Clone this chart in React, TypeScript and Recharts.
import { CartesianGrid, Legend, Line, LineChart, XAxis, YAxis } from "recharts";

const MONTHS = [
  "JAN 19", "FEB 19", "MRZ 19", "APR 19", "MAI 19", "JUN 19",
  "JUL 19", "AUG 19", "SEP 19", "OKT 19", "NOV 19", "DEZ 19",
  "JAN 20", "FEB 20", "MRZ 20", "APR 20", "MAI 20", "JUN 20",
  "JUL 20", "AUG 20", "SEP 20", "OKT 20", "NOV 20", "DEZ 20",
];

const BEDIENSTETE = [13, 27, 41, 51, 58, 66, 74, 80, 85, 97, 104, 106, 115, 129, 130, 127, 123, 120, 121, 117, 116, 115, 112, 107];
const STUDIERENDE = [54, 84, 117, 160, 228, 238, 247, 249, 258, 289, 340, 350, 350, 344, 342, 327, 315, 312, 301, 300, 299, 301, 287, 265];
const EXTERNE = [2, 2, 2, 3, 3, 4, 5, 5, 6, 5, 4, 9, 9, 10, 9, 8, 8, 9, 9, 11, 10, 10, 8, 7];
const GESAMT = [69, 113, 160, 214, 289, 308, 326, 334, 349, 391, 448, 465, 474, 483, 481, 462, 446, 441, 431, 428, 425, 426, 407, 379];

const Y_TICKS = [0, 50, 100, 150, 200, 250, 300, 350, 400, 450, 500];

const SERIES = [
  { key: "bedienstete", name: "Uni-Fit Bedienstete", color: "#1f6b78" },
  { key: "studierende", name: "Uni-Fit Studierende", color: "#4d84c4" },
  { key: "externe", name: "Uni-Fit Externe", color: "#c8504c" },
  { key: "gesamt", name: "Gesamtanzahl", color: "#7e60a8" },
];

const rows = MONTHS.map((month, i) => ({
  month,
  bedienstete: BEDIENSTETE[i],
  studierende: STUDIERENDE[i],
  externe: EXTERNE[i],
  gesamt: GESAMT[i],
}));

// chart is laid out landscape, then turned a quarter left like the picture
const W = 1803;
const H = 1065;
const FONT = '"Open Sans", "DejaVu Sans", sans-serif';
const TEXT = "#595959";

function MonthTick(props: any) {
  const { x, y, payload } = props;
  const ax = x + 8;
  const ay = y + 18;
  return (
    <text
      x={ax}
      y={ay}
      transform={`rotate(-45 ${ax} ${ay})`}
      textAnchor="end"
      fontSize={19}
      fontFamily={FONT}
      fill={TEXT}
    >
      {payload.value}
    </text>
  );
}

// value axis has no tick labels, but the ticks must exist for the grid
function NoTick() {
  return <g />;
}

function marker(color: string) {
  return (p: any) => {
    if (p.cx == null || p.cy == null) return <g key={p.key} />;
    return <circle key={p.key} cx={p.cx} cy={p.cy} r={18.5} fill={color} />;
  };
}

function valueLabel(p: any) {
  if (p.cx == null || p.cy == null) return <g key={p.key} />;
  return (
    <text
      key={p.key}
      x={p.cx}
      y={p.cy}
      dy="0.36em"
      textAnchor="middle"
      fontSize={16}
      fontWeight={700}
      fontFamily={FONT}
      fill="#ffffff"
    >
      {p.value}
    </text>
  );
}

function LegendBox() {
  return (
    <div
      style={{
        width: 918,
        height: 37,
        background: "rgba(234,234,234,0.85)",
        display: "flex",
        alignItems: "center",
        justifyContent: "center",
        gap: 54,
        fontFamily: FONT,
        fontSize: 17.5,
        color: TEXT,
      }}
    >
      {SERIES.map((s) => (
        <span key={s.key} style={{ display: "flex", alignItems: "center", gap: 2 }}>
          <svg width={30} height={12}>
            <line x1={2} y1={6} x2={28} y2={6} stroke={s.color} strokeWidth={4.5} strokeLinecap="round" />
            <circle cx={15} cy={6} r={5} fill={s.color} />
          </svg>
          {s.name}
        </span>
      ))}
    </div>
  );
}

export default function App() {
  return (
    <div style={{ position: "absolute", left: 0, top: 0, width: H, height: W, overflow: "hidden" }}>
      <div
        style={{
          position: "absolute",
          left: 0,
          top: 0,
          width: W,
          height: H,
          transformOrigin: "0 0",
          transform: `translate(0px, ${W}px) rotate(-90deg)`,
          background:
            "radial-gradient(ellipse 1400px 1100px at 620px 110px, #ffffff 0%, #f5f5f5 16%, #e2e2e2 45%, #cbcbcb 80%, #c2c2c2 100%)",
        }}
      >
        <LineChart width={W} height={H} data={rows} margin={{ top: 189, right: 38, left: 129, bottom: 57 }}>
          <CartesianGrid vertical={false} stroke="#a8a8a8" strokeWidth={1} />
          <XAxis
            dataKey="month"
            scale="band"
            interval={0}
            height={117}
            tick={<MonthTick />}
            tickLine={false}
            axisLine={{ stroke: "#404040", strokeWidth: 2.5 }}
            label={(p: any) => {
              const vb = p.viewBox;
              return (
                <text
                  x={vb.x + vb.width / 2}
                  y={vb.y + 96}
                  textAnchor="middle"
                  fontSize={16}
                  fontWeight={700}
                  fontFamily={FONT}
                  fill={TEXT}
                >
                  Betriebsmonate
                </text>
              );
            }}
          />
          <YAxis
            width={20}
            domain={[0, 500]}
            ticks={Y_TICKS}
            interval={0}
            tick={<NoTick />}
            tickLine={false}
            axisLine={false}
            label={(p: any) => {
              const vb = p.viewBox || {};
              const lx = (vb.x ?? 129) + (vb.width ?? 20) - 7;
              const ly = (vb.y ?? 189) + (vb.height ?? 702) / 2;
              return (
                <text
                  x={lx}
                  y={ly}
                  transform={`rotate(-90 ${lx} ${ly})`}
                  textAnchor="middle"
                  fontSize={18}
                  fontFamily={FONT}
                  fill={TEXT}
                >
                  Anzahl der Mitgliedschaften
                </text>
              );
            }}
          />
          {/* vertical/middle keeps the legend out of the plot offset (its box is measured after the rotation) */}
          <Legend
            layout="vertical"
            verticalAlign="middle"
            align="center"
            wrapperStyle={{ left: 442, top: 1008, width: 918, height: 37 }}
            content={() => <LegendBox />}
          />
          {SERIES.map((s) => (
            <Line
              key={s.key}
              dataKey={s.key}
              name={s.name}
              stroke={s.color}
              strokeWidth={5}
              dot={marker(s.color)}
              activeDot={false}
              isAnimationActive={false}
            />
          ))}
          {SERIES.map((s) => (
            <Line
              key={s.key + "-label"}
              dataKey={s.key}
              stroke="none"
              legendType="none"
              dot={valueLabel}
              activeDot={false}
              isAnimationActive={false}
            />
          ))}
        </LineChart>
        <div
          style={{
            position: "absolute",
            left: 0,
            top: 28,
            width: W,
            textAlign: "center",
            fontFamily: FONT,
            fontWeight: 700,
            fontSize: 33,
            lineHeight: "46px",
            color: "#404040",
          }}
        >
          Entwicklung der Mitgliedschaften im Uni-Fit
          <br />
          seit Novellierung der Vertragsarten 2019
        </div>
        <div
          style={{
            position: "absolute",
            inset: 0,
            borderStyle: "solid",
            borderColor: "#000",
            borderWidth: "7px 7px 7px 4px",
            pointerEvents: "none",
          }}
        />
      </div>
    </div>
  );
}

## What you need to do
Give the material above again, word for word.

## Reply
Clone this chart in React, TypeScript and Recharts.
import { CartesianGrid, Legend, Line, LineChart, XAxis, YAxis } from "recharts";

const MONTHS = [
  "JAN 19", "FEB 19", "MRZ 19", "APR 19", "MAI 19", "JUN 19",
  "JUL 19", "AUG 19", "SEP 19", "OKT 19", "NOV 19", "DEZ 19",
  "JAN 20", "FEB 20", "MRZ 20", "APR 20", "MAI 20", "JUN 20",
  "JUL 20", "AUG 20", "SEP 20", "OKT 20", "NOV 20", "DEZ 20",
];

const BEDIENSTETE = [13, 27, 41, 51, 58, 66, 74, 80, 85, 97, 104, 106, 115, 129, 130, 127, 123, 120, 121, 117, 116, 115, 112, 107];
const STUDIERENDE = [54, 84, 117, 160, 228, 238, 247, 249, 258, 289, 340, 350, 350, 344, 342, 327, 315, 312, 301, 300, 299, 301, 287, 265];
const EXTERNE = [2, 2, 2, 3, 3, 4, 5, 5, 6, 5, 4, 9, 9, 10, 9, 8, 8, 9, 9, 11, 10, 10, 8, 7];
const GESAMT = [69, 113, 160, 214, 289, 308, 326, 334, 349, 391, 448, 465, 474, 483, 481, 462, 446, 441, 431, 428, 425, 426, 407, 379];

const Y_TICKS = [0, 50, 100, 150, 200, 250, 300, 350, 400, 450, 500];

const SERIES = [
  { key: "bedienstete", name: "Uni-Fit Bedienstete", color: "#1f6b78" },
  { key: "studierende", name: "Uni-Fit Studierende", color: "#4d84c4" },
  { key: "externe", name: "Uni-Fit Externe", color: "#c8504c" },
  { key: "gesamt", name: "Gesamtanzahl", color: "#7e60a8" },
];

const rows = MONTHS.map((month, i) => ({
  month,
  bedienstete: BEDIENSTETE[i],
  studierende: STUDIERENDE[i],
  externe: EXTERNE[i],
  gesamt: GESAMT[i],
}));

// chart is laid out landscape, then turned a quarter left like the picture
const W = 1803;
const H = 1065;
const FONT = '"Open Sans", "DejaVu Sans", sans-serif';
const TEXT = "#595959";

function MonthTick(props: any) {
  const { x, y, payload } = props;
  const ax = x + 8;
  const ay = y + 18;
  return (
    <text
      x={ax}
      y={ay}
      transform={`rotate(-45 ${ax} ${ay})`}
      textAnchor="end"
      fontSize={19}
      fontFamily={FONT}
      fill={TEXT}
    >
      {payload.value}
    </text>
  );
}

// value axis has no tick labels, but the ticks must exist for the grid
function NoTick() {
  return <g />;
}

function marker(color: string) {
  return (p: any) => {
    if (p.cx == null || p.cy == null) return <g key={p.key} />;
    return <circle key={p.key} cx={p.cx} cy={p.cy} r={18.5} fill={color} />;
  };
}

function valueLabel(p: any) {
  if (p.cx == null || p.cy == null) return <g key={p.key} />;
  return (
    <text
      key={p.key}
      x={p.cx}
      y={p.cy}
      dy="0.36em"
      textAnchor="middle"
      fontSize={16}
      fontWeight={700}
      fontFamily={FONT}
      fill="#ffffff"
    >
      {p.value}
    </text>
  );
}

function LegendBox() {
  return (
    <div
      style={{
        width: 918,
        height: 37,
        background: "rgba(234,234,234,0.85)",
        display: "flex",
        alignItems: "center",
        justifyContent: "center",
        gap: 54,
        fontFamily: FONT,
        fontSize: 17.5,
        color: TEXT,
      }}
    >
      {SERIES.map((s) => (
        <span key={s.key} style={{ display: "flex", alignItems: "center", gap: 2 }}>
          <svg width={30} height={12}>
            <line x1={2} y1={6} x2={28} y2={6} stroke={s.color} strokeWidth={4.5} strokeLinecap="round" />
            <circle cx={15} cy={6} r={5} fill={s.color} />
          </svg>
          {s.name}
        </span>
      ))}
    </div>
  );
}

export default function App() {
  return (
    <div style={{ position: "absolute", left: 0, top: 0, width: H, height: W, overflow: "hidden" }}>
      <div
        style={{
          position: "absolute",
          left: 0,
          top: 0,
          width: W,
          height: H,
          transformOrigin: "0 0",
          transform: `translate(0px, ${W}px) rotate(-90deg)`,
          background:
            "radial-gradient(ellipse 1400px 1100px at 620px 110px, #ffffff 0%, #f5f5f5 16%, #e2e2e2 45%, #cbcbcb 80%, #c2c2c2 100%)",
        }}
      >
        <LineChart width={W} height={H} data={rows} margin={{ top: 189, right: 38, left: 129, bottom: 57 }}>
          <CartesianGrid vertical={false} stroke="#a8a8a8" strokeWidth={1} />
          <XAxis
            dataKey="month"
            scale="band"
            interval={0}
            height={117}
            tick={<MonthTick />}
            tickLine={false}
            axisLine={{ stroke: "#404040", strokeWidth: 2.5 }}
            label={(p: any) => {
              const vb = p.viewBox;
              return (
                <text
                  x={vb.x + vb.width / 2}
                  y={vb.y + 96}
                  textAnchor="middle"
                  fontSize={16}
                  fontWeight={700}
                  fontFamily={FONT}
                  fill={TEXT}
                >
                  Betriebsmonate
                </text>
              );
            }}
          />
          <YAxis
            width={20}
            domain={[0, 500]}
            ticks={Y_TICKS}
            interval={0}
            tick={<NoTick />}
            tickLine={false}
            axisLine={false}
            label={(p: any) => {
              const vb = p.viewBox || {};
              const lx = (vb.x ?? 129) + (vb.width ?? 20) - 7;
              const ly = (vb.y ?? 189) + (vb.height ?? 702) / 2;
              return (
                <text
                  x={lx}
                  y={ly}
                  transform={`rotate(-90 ${lx} ${ly})`}
                  textAnchor="middle"
                  fontSize={18}
                  fontFamily={FONT}
                  fill={TEXT}
                >
                  Anzahl der Mitgliedschaften
                </text>
              );
            }}
          />
          {/* vertical/middle keeps the legend out of the plot offset (its box is measured after the rotation) */}
          <Legend
            layout="vertical"
            verticalAlign="middle"
            align="center"
            wrapperStyle={{ left: 442, top: 1008, width: 918, height: 37 }}
            content={() => <LegendBox />}
          />
          {SERIES.map((s) => (
            <Line
              key={s.key}
              dataKey={s.key}
              name={s.name}
              stroke={s.color}
              strokeWidth={5}
              dot={marker(s.color)}
              activeDot={false}
              isAnimationActive={false}
            />
          ))}
          {SERIES.map((s) => (
            <Line
              key={s.key + "-label"}
              dataKey={s.key}
              stroke="none"
              legendType="none"
              dot={valueLabel}
              activeDot={false}
              isAnimationActive={false}
            />
          ))}
        </LineChart>
        <div
          style={{
            position: "absolute",
            left: 0,
            top: 28,
            width: W,
            textAlign: "center",
            fontFamily: FONT,
            fontWeight: 700,
            fontSize: 33,
            lineHeight: "46px",
            color: "#404040",
          }}
        >
          Entwicklung der Mitgliedschaften im Uni-Fit
          <br />
          seit Novellierung der Vertragsarten 2019
        </div>
        <div
          style={{
            position: "absolute",
            inset: 0,
            borderStyle: "solid",
            borderColor: "#000",
            borderWidth: "7px 7px 7px 4px",
            pointerEvents: "none",
          }}
        />
      </div>
    </div>
  );
}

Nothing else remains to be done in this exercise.